Integrating the Management of the Natural and Historic Environment
Joint Statement between Natural England, Historic England, and the National Lottery Heritage Fund
We face huge challenges as a result of the climate and nature emergencies and the need to mitigate and adapt to unprecedented levels of environmental change. Government is clear that
Initiatives to protect and improve our natural world and cultural heritage are acts of stewardship by which we discharge our debt to it, and so are moral imperatives in themselves, but they are also economically sensible.[footnote1]
A healthy economy depends on a healthy environment and by integrating the management and protection of our historic and natural environment we can achieve much more for people, nature, places and the economy.
We recognise that nature comprises habitats, species, geology, landscape, historic features, cultural connections, and the opportunities we have to connect with the environment. We acknowledge the complex interplay of these factors and the crucial role that heritage management practices can play in nature’s recovery.
As national institutions we support local initiatives and partnerships to deliver more beautiful, sustainable, successful places that build pride in communities. We believe that our natural and historic environment offers joy and inspiration, igniting the imagination, connecting us to our past and helping to shape the future. We will work in collaboration to identify and realise these opportunities, working together in places to create benefits for people who live, work, study and visit there. We will pursue these goals at national and local levels, working across government and partners to embed the full range of changes required to ensure we achieve our ambitions of integrated delivery.
We acknowledge that past failures to understand the full suite of benefits offered by the natural and historic environment have resulted in poor choices being made,[footnote2] exchanging short-term, limited wins for long-term, sustainable goals. Where possible, we will use natural capital and culture and heritage capital models to identify and recognise the values of the public goods and services provided by the environment. This will enable better quality decisions that will deliver greater environmental benefits alongside better value for money. We will also seek to demonstrate the broader, non-monetary values of our natural and historic environment where they sit outside the tools provided by capital models. We will be evidence-led to ensure that we base our strategic interventions and our local decision-making on robust evidence.

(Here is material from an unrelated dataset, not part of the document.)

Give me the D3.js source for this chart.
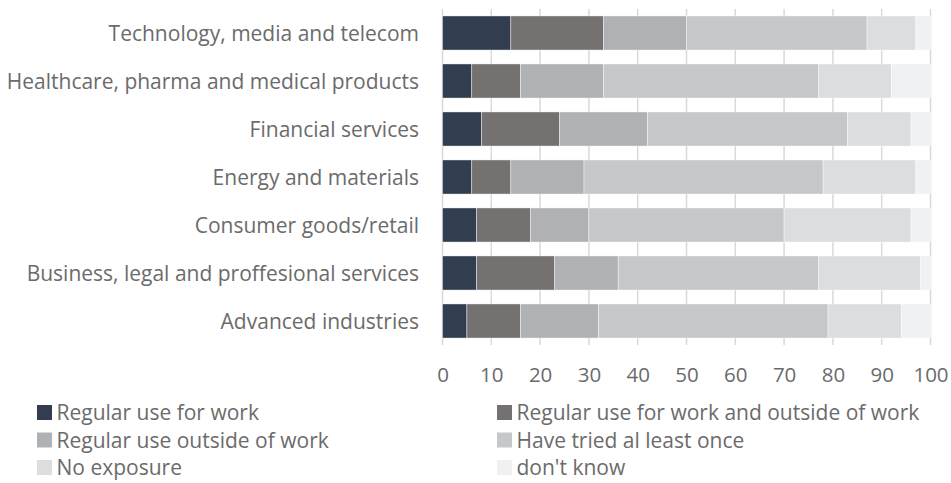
<!DOCTYPE html>
<html>
<head>
<meta charset="utf-8">
<script src="https://cdn.jsdelivr.net/npm/d3@7"></script>
<style>
  html, body { margin: 0; padding: 0; background: #fff; }
  svg { display: block; }
  text { font-family: "Open Sans", Lato, sans-serif; fill: #6b6b6b; }
</style>
</head>
<body>
<svg id="chart" width="951" height="483"></svg>
<script>
const categories = [
  "Technology, media and telecom",
  "Healthcare, pharma and medical products",
  "Financial services",
  "Energy and materials",
  "Consumer goods/retail",
  "Business, legal and proffesional services",
  "Advanced industries"
];
const seriesNames = [
  "Regular use for work",
  "Regular use for work and outside of work",
  "Regular use outside of work",
  "Have tried al least once",
  "No exposure",
  "don't know"
];
const regularWork      = [14, 6, 8, 6, 7, 7, 5];
const regularBoth      = [19, 10, 16, 8, 11, 16, 11];
const regularOutside   = [17, 17, 18, 15, 12, 13, 16];
const triedOnce        = [37, 44, 41, 49, 40, 41, 47];
const noExposure       = [10, 15, 13, 19, 26, 21, 15];
const dontKnow         = [3, 8, 4, 3, 4, 2, 6];
const tickValues = [0, 10, 20, 30, 40, 50, 60, 70, 80, 90, 100];

const colors = ["#323e50", "#757170", "#b0b1b4", "#c6c7c9", "#dcdddf", "#f0f1f3"];
const seriesValues = [regularWork, regularBoth, regularOutside, triedOnce, noExposure, dontKnow];

const rows = categories.map((c, i) => {
  const r = { category: c };
  seriesNames.forEach((s, j) => r[s] = seriesValues[j][i]);
  return r;
});
const stacked = d3.stack().keys(seriesNames)(rows);

const svg = d3.select("#chart");
const x = d3.scaleLinear().domain([0, 100]).range([442.5, 930.5]);
const y = d3.scaleBand().domain(categories).range([9, 345]).paddingInner(0.29).paddingOuter(0.145);

// gridlines
svg.append("g").selectAll("line").data(tickValues).join("line")
  .attr("x1", d => x(d)).attr("x2", d => x(d))
  .attr("y1", 9).attr("y2", 345)
  .attr("stroke", "#d9d9d9").attr("stroke-width", 1.5);

// bars
svg.append("g").selectAll("g").data(stacked).join("g")
  .attr("fill", (d, i) => colors[i])
  .selectAll("rect").data(d => d).join("rect")
  .attr("x", d => x(d[0]))
  .attr("width", d => x(d[1]) - x(d[0]))
  .attr("y", d => y(d.data.category))
  .attr("height", y.bandwidth())
  .attr("stroke", "#ffffff").attr("stroke-width", 0.6).attr("stroke-opacity", 0.7);

// category labels
svg.append("g").selectAll("text").data(categories).join("text")
  .attr("x", 419)
  .attr("y", d => y(d) + y.bandwidth() / 2)
  .attr("dy", "0.36em")
  .attr("text-anchor", "end")
  .attr("font-size", 21)
  .text(d => d);

// x axis labels
const xAxis = d3.axisBottom(x).tickValues(tickValues).tickSize(0).tickPadding(0);
const ax = svg.append("g").attr("transform", "translate(0,367)").call(xAxis);
ax.select(".domain").remove();
ax.selectAll("text").attr("font-size", 20.5).attr("dy", "0.72em")
  .style("font-family", "'Open Sans', Lato, sans-serif").attr("fill", "#6b6b6b");

// legend
const legendPos = seriesNames.map((s, i) => ({
  name: s, color: colors[i],
  col: i % 2, row: Math.floor(i / 2)
}));
const colX = [37, 497];
const rowBase = [420, 447.5, 475];
const lg = svg.append("g").selectAll("g").data(legendPos).join("g")
  .attr("transform", d => `translate(${colX[d.col]},${rowBase[d.row]})`);
lg.append("rect").attr("x", 0).attr("y", -15).attr("width", 15).attr("height", 15)
  .attr("fill", d => d.color);
lg.append("text").attr("x", 19.5).attr("y", 0).attr("font-size", 21).text(d => d.name);
</script>
</body>
</html>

We commit to act as strong advocates for the added value that integrated management approaches deliver, producing positive changes that leave a legacy to future generations of high-quality placemaking, maximising the value of environmental opportunities and minimising the inadvertent harm caused by short-term decision-making. We seek to align activities and funding at a place-based scale to achieve stronger and more sustained outcomes, particularly where it can be shown that these create public value in ways that are more efficient and effective than would be achieved by acting alone.